* Direction *
Keep every line where the word "this" appears; drop the rest.

(A block of data)
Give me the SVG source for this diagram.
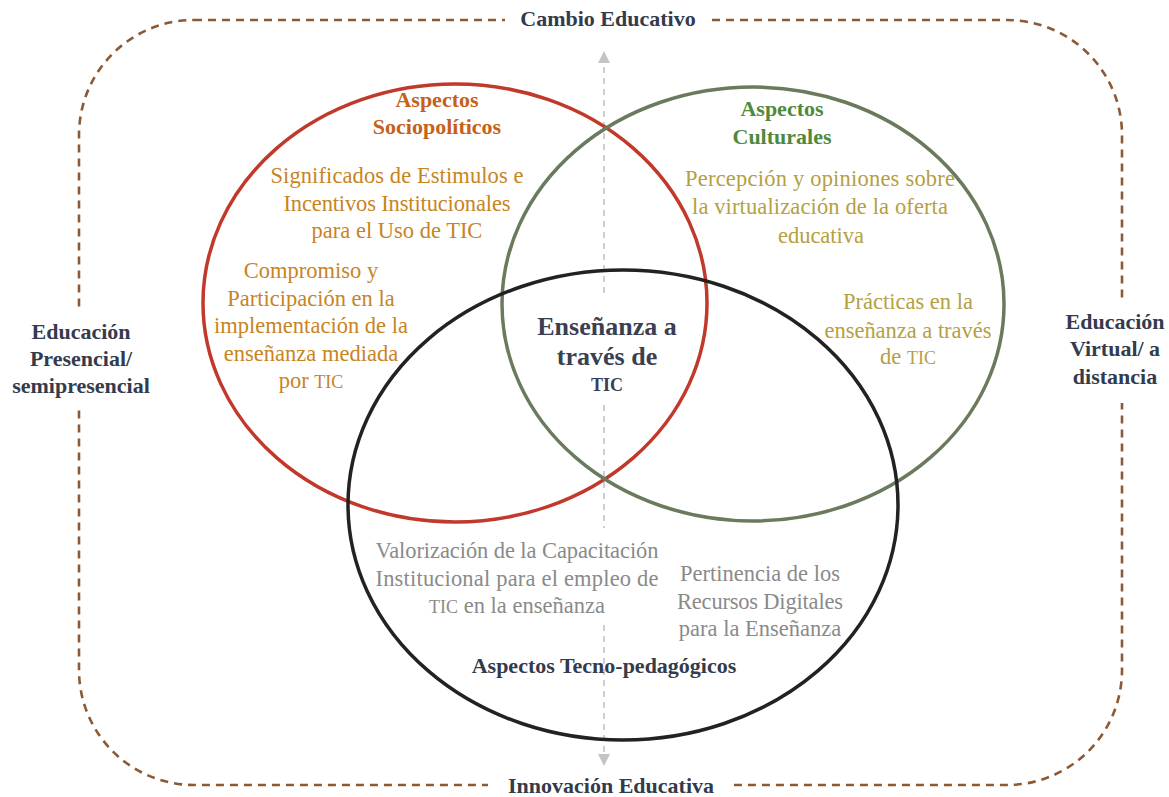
<svg xmlns="http://www.w3.org/2000/svg" width="1169" height="797" viewBox="0 0 1169 797">
<style>
text{font-family:"Liberation Serif","Times New Roman",serif;text-anchor:middle}
.lbl{font-size:22px;font-weight:bold;fill:#333b4c}
.soc-t{font-size:22px;font-weight:bold;fill:#c5611a}
.soc{font-size:22.5px;fill:#c8841f}
.cul-t{font-size:22px;font-weight:bold;fill:#4f8a3c}
.cul{font-size:22.5px;fill:#b5a042}
.tec{font-size:22.5px;fill:#8a8a8a}
.ctr{font-size:26px;font-weight:bold;fill:#3a4050}
.sm{font-size:18px}
.mask{fill:#fff}
.arr{stroke:#c4c4c4;stroke-width:1.6;stroke-dasharray:6 5;fill:none}
</style>
<defs>
<marker id="ah" viewBox="0 0 10 10" refX="5" refY="5" markerWidth="12" markerHeight="12" markerUnits="userSpaceOnUse" orient="auto-start-reverse">
<path d="M0,0 L10,5 L0,10 z" fill="#c4c4c4"/>
</marker>
</defs>
<rect width="1169" height="797" fill="#fff"/>
<g id="frame">
<rect x="79" y="20" width="1043" height="765" rx="115" ry="115" fill="none" stroke="#8b5a35" stroke-width="2.6" stroke-dasharray="8 6"/>
<rect class="mask" x="505" y="5" width="205" height="30"/>
<rect class="mask" x="488" y="772" width="245" height="25"/>
<rect class="mask" x="60" y="308" width="40" height="100"/>
<rect class="mask" x="1100" y="300" width="40" height="103"/>
</g>
<g id="connectors">
<path class="arr" d="M604,293 L604,57" marker-end="url(#ah)"/>
<path class="arr" d="M604,405 L604,528"/>
<path class="arr" d="M604,625 L604,760" marker-end="url(#ah)"/>
</g>
<g id="circle-sociopoliticos">
<ellipse cx="455" cy="303" rx="252" ry="219" fill="none" stroke="#c0392b" stroke-width="3.5"/>
</g>
<g id="circle-culturales">
<ellipse cx="753" cy="304" rx="251" ry="217" fill="none" stroke="#6a7a5c" stroke-width="3.5"/>
</g>
<g id="circle-tecno">
<ellipse cx="623" cy="505" rx="275" ry="235" fill="none" stroke="#222" stroke-width="3.5"/>
</g>
<g id="node-sociopoliticos">
<text class="soc-t" x="437" y="107">Aspectos</text>
<text class="soc-t" x="437" y="134">Sociopolíticos</text>
<text class="soc" x="397" y="183" textLength="253" lengthAdjust="spacing">Significados  de Estimulos  e</text>
<text class="soc" x="397" y="211" textLength="227" lengthAdjust="spacing">Incentivos  Institucionales</text>
<text class="soc" x="397" y="238">para el Uso de TIC</text>
<text class="soc" x="311" y="278">Compromiso  y</text>
<text class="soc" x="311" y="306">Participación  en la</text>
<text class="soc" x="311" y="333" textLength="194" lengthAdjust="spacing">implementación  de la</text>
<text class="soc" x="311" y="361">enseñanza  mediada</text>
<text class="soc" x="311" y="388">por <tspan class="sm">TIC</tspan></text>
</g>
<g id="node-culturales">
<text class="cul-t" x="782" y="116">Aspectos</text>
<text class="cul-t" x="782" y="144">Culturales</text>
<text class="cul" x="820" y="186" textLength="270" lengthAdjust="spacing">Percepción y opiniones  sobre</text>
<text class="cul" x="820" y="214" textLength="256" lengthAdjust="spacing">la virtualización  de la oferta</text>
<text class="cul" x="821" y="243">educativa</text>
<text class="cul" x="908" y="309">Prácticas  en la</text>
<text class="cul" x="908" y="338" textLength="167" lengthAdjust="spacing">enseñanza  a través</text>
<text class="cul" x="908" y="364">de <tspan class="sm">TIC</tspan></text>
</g>
<g id="node-center">
<text class="ctr" x="607" y="335">Enseñanza a</text>
<text class="ctr" x="607" y="365">través de</text>
<text class="ctr" x="607" y="391" style="font-size:18px">TIC</text>
</g>
<g id="node-tecno">
<text class="tec" x="517" y="558" textLength="283" lengthAdjust="spacing">Valorización  de la Capacitación</text>
<text class="tec" x="517" y="586" textLength="283" lengthAdjust="spacing">Institucional  para el empleo  de</text>
<text class="tec" x="517" y="613"><tspan class="sm">TIC</tspan> en la enseñanza</text>
<text class="tec" x="760" y="581">Pertinencia  de los</text>
<text class="tec" x="760" y="609" textLength="166" lengthAdjust="spacing">Recursos  Digitales</text>
<text class="tec" x="760" y="636">para la Enseñanza</text>
<text class="lbl" x="604" y="673">Aspectos Tecno-pedagógicos</text>
</g>
<g id="labels">
<text class="lbl" x="608" y="26">Cambio  Educativo</text>
<text class="lbl" x="611" y="793">Innovación  Educativa</text>
<text class="lbl" x="81" y="339">Educación</text>
<text class="lbl" x="81" y="366">Presencial/</text>
<text class="lbl" x="81" y="393">semipresencial</text>
<text class="lbl" x="1115" y="329">Educación</text>
<text class="lbl" x="1115" y="356">Virtual/  a</text>
<text class="lbl" x="1115" y="384">distancia</text>
</g>
</svg>
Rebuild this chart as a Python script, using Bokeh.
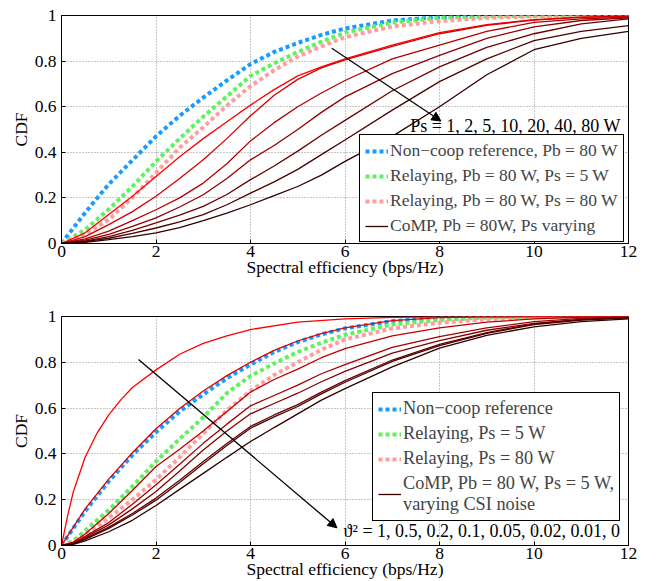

* The reply *
Give me the SVG source for this diagram.
Rebuild this chart as a Python script, using Bokeh.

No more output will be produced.